Guns On Trial – Again

Every time someone goes on a shooting rampage, guns become the defendant in the court of public opinion instead of the loon doing the shooting. There are rational arguments, both pro and con, concerning firearm laws and gun ownership, but some statistics indicate that outrage over guns may be more fueled by ideology than practical concerns of public safety.

In 2006, there were 30,896 deaths from firearms. This is further broken down to: Suicide 16,883; Homicide 12,791; Accident 642; Legal Intervention 360; Undetermined 220. If the suicide and legal intervention deaths are removed, there were 13,653 deaths from firearms that one could argue may have been prevented by stricter gun laws.
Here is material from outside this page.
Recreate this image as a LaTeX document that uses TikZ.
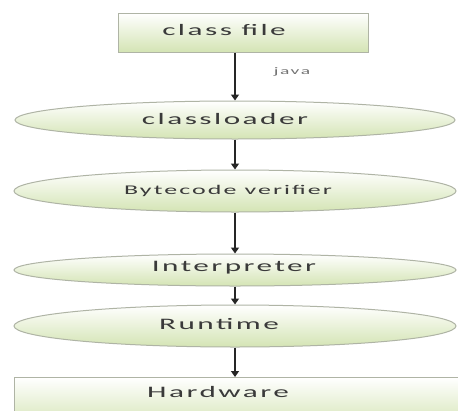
\documentclass[tikz,border=0pt]{standalone}
\usepackage{fontspec}
\usepackage{graphicx}
\newfontfamily\lbl[LetterSpace=8]{Carlito}
\newcommand\widetext[1]{\scalebox{1.95}[1]{#1}}
\usetikzlibrary{shapes.geometric,arrows.meta}
\definecolor{gbot}{RGB}{212,228,180}
\definecolor{gedge}{RGB}{175,180,165}
\definecolor{txt}{RGB}{58,58,58}
\tikzset{
  boxshape/.style={rectangle, draw=gedge, line width=1pt, top color=white, bottom color=gbot, inner sep=0pt},
  ovalshape/.style={ellipse, draw=gedge, line width=1pt, top color=white, bottom color=gbot, inner sep=0pt},
  lab/.style={font=\lbl\fontsize{16}{18}\selectfont, text=txt, inner sep=0pt},
  smalllab/.style={font=\lbl\fontsize{13.3}{15}\selectfont, text=txt, inner sep=0pt},
  flow/.style={-{Triangle[length=6pt,width=8pt]}, line width=1.4pt, draw=black!85}
}
\begin{document}
\begin{tikzpicture}[x=1pt,y=-1pt]
\clip (0,0) rectangle (458,410);
\fill[white] (0,0) rectangle (458,410);
\node[boxshape, minimum width=250pt, minimum height=39pt] (cf) at (243,32.5) {};
\node[lab] (cft) at (224,30) {\widetext{class file}};
\node[ovalshape, minimum width=440pt, minimum height=38pt] (cl) at (235,120) {};
\node[lab] (clt) at (225,119) {\widetext{classloader}};
\node[ovalshape, minimum width=442pt, minimum height=42pt] (bv) at (235,191) {};
\node[smalllab] (bvt) at (228,191) {\widetext{Bytecode verifier}};
\node[ovalshape, minimum width=442pt, minimum height=32pt] (ip) at (235,270) {};
\node[lab] (ipt) at (234,268) {\widetext{Interpreter}};
\node[ovalshape, minimum width=442pt, minimum height=42pt] (rt) at (235,326) {};
\node[lab] (rtt) at (219,324) {\widetext{Runtime}};
\node[boxshape, minimum width=460pt, minimum height=50pt, anchor=north west] (hw) at (14,377) {};
\node[lab] (hwt) at (218,392) {\widetext{Hardware}};
\node[font=\lbl\fontsize{10}{12}\selectfont, text=black!55, inner sep=0pt] (jv) at (292,72) {\widetext{java}};
\draw[flow] (cf.south -| cl.north) -- (cl.north);
\draw[flow] (cl.south) -- (bv.north);
\draw[flow] (bv.south) -- (ip.north);
\draw[flow] (ip.south) -- (rt.north);
\draw[flow] (rt.south) -- (rt.south |- hw.north);
\end{tikzpicture}
\end{document}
The Centers for Disease Control and Prevention issued statistics for the year 2007 showing that there were 14,406 alcoholic liver disease deaths and 23,199 alcohol-induced deaths, excluding accidents. Add to this the estimated 12,998 people killed in alcohol-impaired driving crashes and the grand total of alcohol-related deaths for 2007 becomes 50,603.

Ignoring higher estimates concerning alcohol-related deaths (75,000 per year), the above statistics indicate that alcohol use is a considerably larger public safety issue than guns. If the enormous economical and social impact of alcohol abuse is considered, guns don’t come close to having the negative impact that alcohol has on our society. Yet, guns overshadow alcohol as a concern.

Since gun ownership is a hot ideological issue, it is subject to the hyperbole that has become a staple of all ideological arguments. Thus, we get Spike Lee pompously and erroneously declaring that “…the United States of America is the most violent country in the history of civilization” because it does not follow his personal opinion of gun ownership.

Forgetting for the moment that there is no reason to ask Spike Lee for his opinion on this, his inane statement sucks all credibility out of his argument. Zealous hyperbole never wins an argument; it only stops rational debate. There has been far too little rational debate over guns. In fact, there is far too little rational debate on all ideological issues; and far too many issues have been hijacked by ideology.